## WORK INSTRUCTIONS
Restate word for word the lines that begin the listing and end with the line holding "const SAMPLES_PER_YEAR = 24;".

## SUPPLIED INFORMATION
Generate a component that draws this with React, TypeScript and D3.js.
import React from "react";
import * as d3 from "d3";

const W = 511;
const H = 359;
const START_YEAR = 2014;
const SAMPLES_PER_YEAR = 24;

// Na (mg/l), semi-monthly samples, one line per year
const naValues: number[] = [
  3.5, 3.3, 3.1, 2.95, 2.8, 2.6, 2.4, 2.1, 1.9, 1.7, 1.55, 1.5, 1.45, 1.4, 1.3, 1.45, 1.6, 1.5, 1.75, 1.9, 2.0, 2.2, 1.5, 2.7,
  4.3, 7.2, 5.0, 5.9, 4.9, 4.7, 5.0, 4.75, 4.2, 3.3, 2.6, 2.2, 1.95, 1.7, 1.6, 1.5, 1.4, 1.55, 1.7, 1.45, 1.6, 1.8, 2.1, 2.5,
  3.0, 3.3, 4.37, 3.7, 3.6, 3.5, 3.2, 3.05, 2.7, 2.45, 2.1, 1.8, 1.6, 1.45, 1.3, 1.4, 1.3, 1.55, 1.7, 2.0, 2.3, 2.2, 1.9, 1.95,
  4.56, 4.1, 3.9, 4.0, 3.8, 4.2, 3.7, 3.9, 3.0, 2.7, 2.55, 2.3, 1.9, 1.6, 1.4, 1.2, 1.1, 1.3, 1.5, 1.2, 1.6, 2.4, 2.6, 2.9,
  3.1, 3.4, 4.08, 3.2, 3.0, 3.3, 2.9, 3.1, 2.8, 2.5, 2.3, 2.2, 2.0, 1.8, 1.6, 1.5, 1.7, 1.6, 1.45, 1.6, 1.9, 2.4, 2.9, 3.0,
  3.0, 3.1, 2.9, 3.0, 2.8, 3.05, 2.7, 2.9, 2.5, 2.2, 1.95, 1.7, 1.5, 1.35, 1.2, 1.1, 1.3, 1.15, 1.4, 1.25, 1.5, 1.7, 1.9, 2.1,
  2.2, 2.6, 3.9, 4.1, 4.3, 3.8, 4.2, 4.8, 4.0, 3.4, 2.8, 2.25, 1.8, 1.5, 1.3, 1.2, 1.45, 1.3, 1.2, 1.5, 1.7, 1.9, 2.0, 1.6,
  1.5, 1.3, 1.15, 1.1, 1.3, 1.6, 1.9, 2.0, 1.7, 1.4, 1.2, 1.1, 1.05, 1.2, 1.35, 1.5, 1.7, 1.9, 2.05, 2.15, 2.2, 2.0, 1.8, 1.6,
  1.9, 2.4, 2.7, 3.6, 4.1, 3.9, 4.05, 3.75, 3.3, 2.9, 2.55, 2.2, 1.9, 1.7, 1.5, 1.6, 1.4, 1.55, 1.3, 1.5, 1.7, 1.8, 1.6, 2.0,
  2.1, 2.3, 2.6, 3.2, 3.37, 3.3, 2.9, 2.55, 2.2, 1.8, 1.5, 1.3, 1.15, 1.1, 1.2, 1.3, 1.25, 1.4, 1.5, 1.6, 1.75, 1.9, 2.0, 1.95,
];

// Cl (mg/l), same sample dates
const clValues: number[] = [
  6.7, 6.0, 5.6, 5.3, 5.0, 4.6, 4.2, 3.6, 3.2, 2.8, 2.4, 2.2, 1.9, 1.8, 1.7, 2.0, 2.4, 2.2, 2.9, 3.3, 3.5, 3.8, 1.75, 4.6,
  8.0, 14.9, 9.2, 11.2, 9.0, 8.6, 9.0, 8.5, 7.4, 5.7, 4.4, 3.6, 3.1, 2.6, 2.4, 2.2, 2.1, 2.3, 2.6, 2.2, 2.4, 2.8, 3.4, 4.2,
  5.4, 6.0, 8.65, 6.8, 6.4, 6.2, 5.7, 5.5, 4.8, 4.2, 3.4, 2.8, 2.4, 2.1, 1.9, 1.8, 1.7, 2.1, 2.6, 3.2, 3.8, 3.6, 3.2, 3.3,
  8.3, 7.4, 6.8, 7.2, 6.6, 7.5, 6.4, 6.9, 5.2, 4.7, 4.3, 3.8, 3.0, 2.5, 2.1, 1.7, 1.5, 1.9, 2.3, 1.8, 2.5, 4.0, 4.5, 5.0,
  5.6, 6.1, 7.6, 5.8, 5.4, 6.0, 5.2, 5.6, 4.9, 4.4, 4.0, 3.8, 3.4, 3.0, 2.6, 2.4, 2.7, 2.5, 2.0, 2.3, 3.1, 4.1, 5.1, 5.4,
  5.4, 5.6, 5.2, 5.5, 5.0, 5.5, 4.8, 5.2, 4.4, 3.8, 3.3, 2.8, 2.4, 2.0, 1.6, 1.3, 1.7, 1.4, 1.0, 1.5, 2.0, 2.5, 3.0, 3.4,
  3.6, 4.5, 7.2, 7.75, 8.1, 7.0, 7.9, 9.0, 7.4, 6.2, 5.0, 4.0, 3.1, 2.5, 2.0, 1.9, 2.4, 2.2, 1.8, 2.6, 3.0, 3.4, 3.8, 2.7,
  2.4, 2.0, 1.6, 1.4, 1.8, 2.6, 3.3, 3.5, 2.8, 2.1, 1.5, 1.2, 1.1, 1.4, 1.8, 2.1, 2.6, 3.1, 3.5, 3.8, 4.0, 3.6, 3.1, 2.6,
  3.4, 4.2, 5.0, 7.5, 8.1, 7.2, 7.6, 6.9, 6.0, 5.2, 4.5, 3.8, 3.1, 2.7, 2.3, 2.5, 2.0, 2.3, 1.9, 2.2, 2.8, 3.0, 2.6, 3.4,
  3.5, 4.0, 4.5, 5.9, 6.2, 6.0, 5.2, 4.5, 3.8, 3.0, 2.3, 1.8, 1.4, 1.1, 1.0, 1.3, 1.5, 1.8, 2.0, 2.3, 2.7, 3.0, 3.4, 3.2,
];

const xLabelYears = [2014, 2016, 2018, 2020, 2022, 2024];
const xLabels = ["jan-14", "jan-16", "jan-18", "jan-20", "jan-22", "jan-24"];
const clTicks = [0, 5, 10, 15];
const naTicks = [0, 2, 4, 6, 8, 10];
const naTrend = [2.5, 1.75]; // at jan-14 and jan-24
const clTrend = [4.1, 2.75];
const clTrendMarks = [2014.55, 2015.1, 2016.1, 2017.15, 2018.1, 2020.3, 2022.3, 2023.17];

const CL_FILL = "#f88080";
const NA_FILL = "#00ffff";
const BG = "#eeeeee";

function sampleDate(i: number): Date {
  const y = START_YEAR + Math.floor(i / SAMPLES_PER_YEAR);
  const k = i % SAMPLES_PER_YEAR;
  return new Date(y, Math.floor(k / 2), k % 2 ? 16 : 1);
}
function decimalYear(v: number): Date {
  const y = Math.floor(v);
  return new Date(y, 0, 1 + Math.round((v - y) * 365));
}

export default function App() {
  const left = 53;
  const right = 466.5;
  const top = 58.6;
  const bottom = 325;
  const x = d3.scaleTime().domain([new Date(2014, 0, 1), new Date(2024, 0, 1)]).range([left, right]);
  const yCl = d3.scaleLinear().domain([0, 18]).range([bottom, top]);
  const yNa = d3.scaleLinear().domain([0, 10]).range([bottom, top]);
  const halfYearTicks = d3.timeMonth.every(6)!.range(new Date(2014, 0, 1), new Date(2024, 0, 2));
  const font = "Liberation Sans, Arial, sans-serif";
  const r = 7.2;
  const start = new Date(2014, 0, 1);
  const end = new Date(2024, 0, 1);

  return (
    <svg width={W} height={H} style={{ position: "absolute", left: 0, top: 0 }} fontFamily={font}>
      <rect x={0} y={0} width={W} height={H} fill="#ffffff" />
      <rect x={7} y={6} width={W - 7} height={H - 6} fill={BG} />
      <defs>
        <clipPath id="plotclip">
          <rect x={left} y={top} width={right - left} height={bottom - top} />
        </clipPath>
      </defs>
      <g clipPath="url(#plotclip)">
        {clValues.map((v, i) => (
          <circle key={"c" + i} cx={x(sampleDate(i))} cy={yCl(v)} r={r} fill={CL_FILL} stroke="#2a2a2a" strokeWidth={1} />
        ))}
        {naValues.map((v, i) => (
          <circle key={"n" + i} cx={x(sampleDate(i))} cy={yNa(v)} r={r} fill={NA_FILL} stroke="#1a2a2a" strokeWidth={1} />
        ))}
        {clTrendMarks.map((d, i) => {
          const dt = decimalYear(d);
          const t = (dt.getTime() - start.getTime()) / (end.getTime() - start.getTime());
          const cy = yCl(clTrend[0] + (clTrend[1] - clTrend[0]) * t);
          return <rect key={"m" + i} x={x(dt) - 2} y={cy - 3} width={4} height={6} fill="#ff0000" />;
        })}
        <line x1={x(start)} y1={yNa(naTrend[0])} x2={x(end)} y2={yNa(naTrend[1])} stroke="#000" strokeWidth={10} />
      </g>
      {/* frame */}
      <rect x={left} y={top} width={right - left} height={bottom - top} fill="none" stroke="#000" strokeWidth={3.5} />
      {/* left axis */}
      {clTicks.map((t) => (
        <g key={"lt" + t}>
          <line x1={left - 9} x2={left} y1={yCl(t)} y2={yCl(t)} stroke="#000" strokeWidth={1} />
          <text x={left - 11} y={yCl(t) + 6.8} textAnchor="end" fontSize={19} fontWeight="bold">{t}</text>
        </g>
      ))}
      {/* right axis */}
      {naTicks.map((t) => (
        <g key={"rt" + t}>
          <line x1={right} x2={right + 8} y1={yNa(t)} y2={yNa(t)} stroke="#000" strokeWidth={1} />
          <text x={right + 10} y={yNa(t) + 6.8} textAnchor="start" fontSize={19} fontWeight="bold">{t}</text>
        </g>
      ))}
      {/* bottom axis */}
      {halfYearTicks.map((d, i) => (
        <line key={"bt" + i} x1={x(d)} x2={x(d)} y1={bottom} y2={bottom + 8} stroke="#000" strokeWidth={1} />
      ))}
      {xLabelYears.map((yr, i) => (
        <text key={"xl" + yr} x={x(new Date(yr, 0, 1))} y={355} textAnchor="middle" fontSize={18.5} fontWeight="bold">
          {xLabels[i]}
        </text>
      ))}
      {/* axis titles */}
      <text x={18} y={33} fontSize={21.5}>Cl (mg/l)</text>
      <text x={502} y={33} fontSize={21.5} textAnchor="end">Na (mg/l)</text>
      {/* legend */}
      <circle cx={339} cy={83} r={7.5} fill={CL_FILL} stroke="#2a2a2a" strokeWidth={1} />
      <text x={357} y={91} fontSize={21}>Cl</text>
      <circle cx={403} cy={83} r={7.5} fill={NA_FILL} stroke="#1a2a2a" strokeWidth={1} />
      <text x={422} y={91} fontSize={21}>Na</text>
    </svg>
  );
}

## ANSWER TO THE EXERCISE
Generate a component that draws this with React, TypeScript and D3.js.
import React from "react";
import * as d3 from "d3";

const W = 511;
const H = 359;
const START_YEAR = 2014;
const SAMPLES_PER_YEAR = 24;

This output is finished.